Le même jour, neuf journaux pro-Ouattara ont indéfiniment suspendu leurs publications citant des « menaces et du harcèlement » de la part de l’administration Gbagbo et de ses forces de sécurité, selon des médias

La Côte-d’Ivoire est plongée dans un conflit politico-militaire tendu depuis les résultats contestés du second tour de la présidentielle de Novembre 2010 entre Gbagbo et Ouattara. Ce dernier, reconnu par la communauté internationale comme le président-élu, est cloitré à l’hôtel du Golfe d’Abidjan sous la protection des casques bleus de l’ONU. La spirale des tensions ethniques et des échauffourées sanglantes à Abidjan entre les forces loyales de Gbagbo et les rebelles soutenant Ouattara risque de replonger le pays dans la guerre civile qui avait divisé cette nation en deux parties en 2002, le Nord aux mains des rebelles et le Sud contrôlé par le gouvernement, selon des médias. 

« Il devient insupportablement dangereux  pour les médias et leurs journalistes de travailler en Côte-d’Ivoire puisque les deux camps Gbagbo et Ouattara prennent pour ciblent les médias partisans de leur rival », a déclaré Mohamed Keita, coordonnateur du plaidoyer pour l’Afrique du CPJ. « Nous appelons les deux camps à s’abstenir de cibler la presse et de recourir à la censure politique », a-t-il martelé.

Ces derniers développements font suite à la décision vendredi dernier du Conseil nationale de la presse, l’organe publique de régulation de la presse écrite contrôlé par Gbagbo, de suspendre le quotidien pro-Ouattara Le Nouveau Réveil pour six parutions du fait de son édition du 22 février qui contenait des allégations selon lesquelles les forces loyales au président Gbagbo avait utilisé des lanceroquettes contre les partisans de Ouattara lors d’une manifestation la veille. Le CNP a déclaré que les images de manifestants tués qui ont été publiées par le journal pour illustrer son article étaient « insoutenables et choquantes » et qu’elles « incitent à la révolte, au soulèvement » et constitutives d’« apologie de la violence », selon des recherches du CPJ. Le directeur de publication du Nouveau Réveil, Denis Kaz Zion, a déclaré au CPJ que son journal a nié ces allégations. 

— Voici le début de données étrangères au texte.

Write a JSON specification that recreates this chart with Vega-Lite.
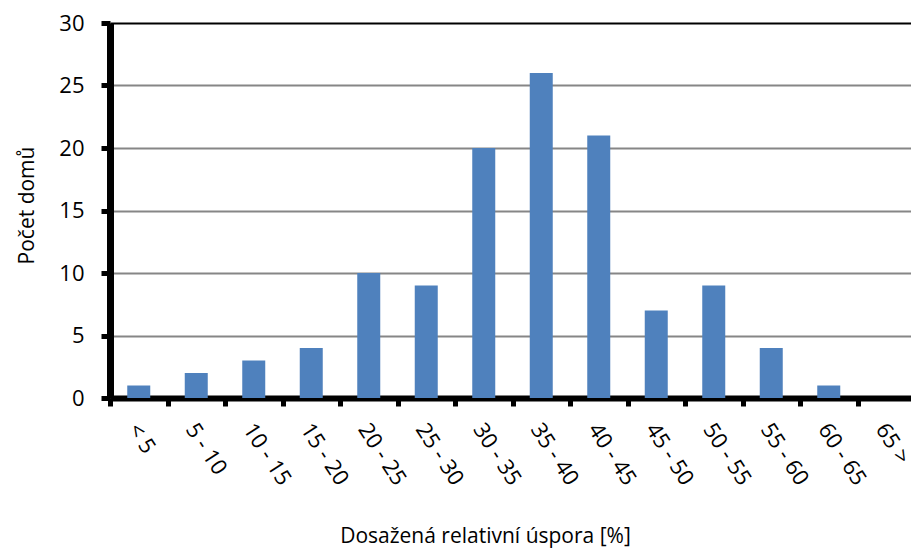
{
  "$schema": "https://vega.github.io/schema/vega-lite/v6.json",
  "width": 801,
  "height": 375,
  "autosize": {"type": "none"},
  "padding": {"left": 110, "top": 23, "right": 0, "bottom": 150},
  "background": "white",
  "data": {
    "values": [
      {"kategorie": "< 5", "pocet": 1},
      {"kategorie": "5 - 10", "pocet": 2},
      {"kategorie": "10 - 15", "pocet": 3},
      {"kategorie": "15 - 20", "pocet": 4},
      {"kategorie": "20 - 25", "pocet": 10},
      {"kategorie": "25 - 30", "pocet": 9},
      {"kategorie": "30 - 35", "pocet": 20},
      {"kategorie": "35 - 40", "pocet": 26},
      {"kategorie": "40 - 45", "pocet": 21},
      {"kategorie": "45 - 50", "pocet": 7},
      {"kategorie": "50 - 55", "pocet": 9},
      {"kategorie": "55 - 60", "pocet": 4},
      {"kategorie": "60 - 65", "pocet": 1},
      {"kategorie": "65 >", "pocet": 0}
    ]
  },
  "mark": {"type": "bar", "color": "#4F81BD", "width": {"band": 0.4}},
  "encoding": {
    "x": {
      "field": "kategorie",
      "type": "nominal",
      "sort": null,
      "scale": {"range": [0, 805], "paddingInner": 0, "paddingOuter": 0},
      "axis": {
        "title": "Dosažená relativní úspora [%]",
        "labelAngle": 57,
        "labelAlign": "left",
        "labelBaseline": "middle",
        "labelPadding": 19,
        "labelOffset": -6,
        "labelFontSize": 22,
        "labelOverlap": false,
        "labelBound": false,
        "labelFlush": false,
        "tickBand": "extent",
        "tickSize": 8,
        "tickWidth": 5,
        "tickColor": "#000000",
        "domainWidth": 6,
        "domainColor": "#000000",
        "titleX": 375,
        "titleY": 144,
        "titleAlign": "center",
        "titleBaseline": "alphabetic"
      }
    },
    "y": {
      "field": "pocet",
      "type": "quantitative",
      "scale": {"domain": [0, 30], "nice": false},
      "axis": {
        "title": "Počet domů",
        "values": [0, 5, 10, 15, 20, 25, 30],
        "grid": true,
        "gridColor": {"condition": {"test": "datum.value === 30", "value": "#000000"}, "value": "#868686"},
        "gridWidth": 2,
        "tickSize": 9,
        "tickWidth": 5,
        "tickColor": "#000000",
        "domainWidth": 7,
        "domainColor": "#000000",
        "labelPadding": 17,
        "labelFontSize": 22,
        "titleAngle": -90,
        "titleX": -77,
        "titleY": 182,
        "titleAlign": "center",
        "titleBaseline": "alphabetic"
      }
    }
  },
  "config": {
    "view": {"stroke": null},
    "font": "Open Sans",
    "axis": {
      "labelFont": "Open Sans",
      "titleFont": "Open Sans",
      "titleFontSize": 21,
      "titleFontWeight": "normal",
      "labelColor": "#000000",
      "titleColor": "#000000"
    }
  }
}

Dimanche matin, des hommes armés ont détruit le centre d’émetteur de la Radiodiffusion Télévision Ivoirienne (RTI) contrôlée par le camp Gabagbo dans le quartier d’Abobo à Abidjan, un fief de Ouattara qui a récemment été le théâtre d’affrontements meurtriers, selon des médias. Un technicien non identifié serait une des victimes de cette attaque, selon le Comité ivoirien pour la protection des journalistes (CIPJ). Du fait de la destruction de ce centre émetteur, la RTI avait cessé de diffuser pendant quelques heures, selon les mêmes sources.

Le CNP a également infligé des amendes d’1 à 2 millions de francs CFA (environ 4100 dollars américains) à trois sociétés éditrices de quotidiens pro-Ouattara. Il s’agit des sociétés Editions Le Néré, éditrice du journal Le Jour Plus, de Mayama Edition & Production (éditrice du journal Le Patriote) et Nord-Sud Communication (éditrice de Nord-Sud). Ces journaux disposent d’un délai de 30 jours pour payer ces amendes.

Le CPJ s’inquiète également du sort des journalistes emprisonnés Aboubacar Sanogo et Yayoro Charles Lopez Kangbé de la chaîne de télévision Notre Patrie contrôlée par les rebelles, qui ont été placés en garde à vue sans accusation pendant 20 jours et prétendument torturés avant d’être traduits en justice. Ces journalistes, poursuivis pour « atteinte à la sécurité de l’Etat » n’ont toujours pas été officiellement inculpés. Cependant, un juge d’Abidjan a rejeté jeudi leur demande de libération sous caution, selon le CIPJ.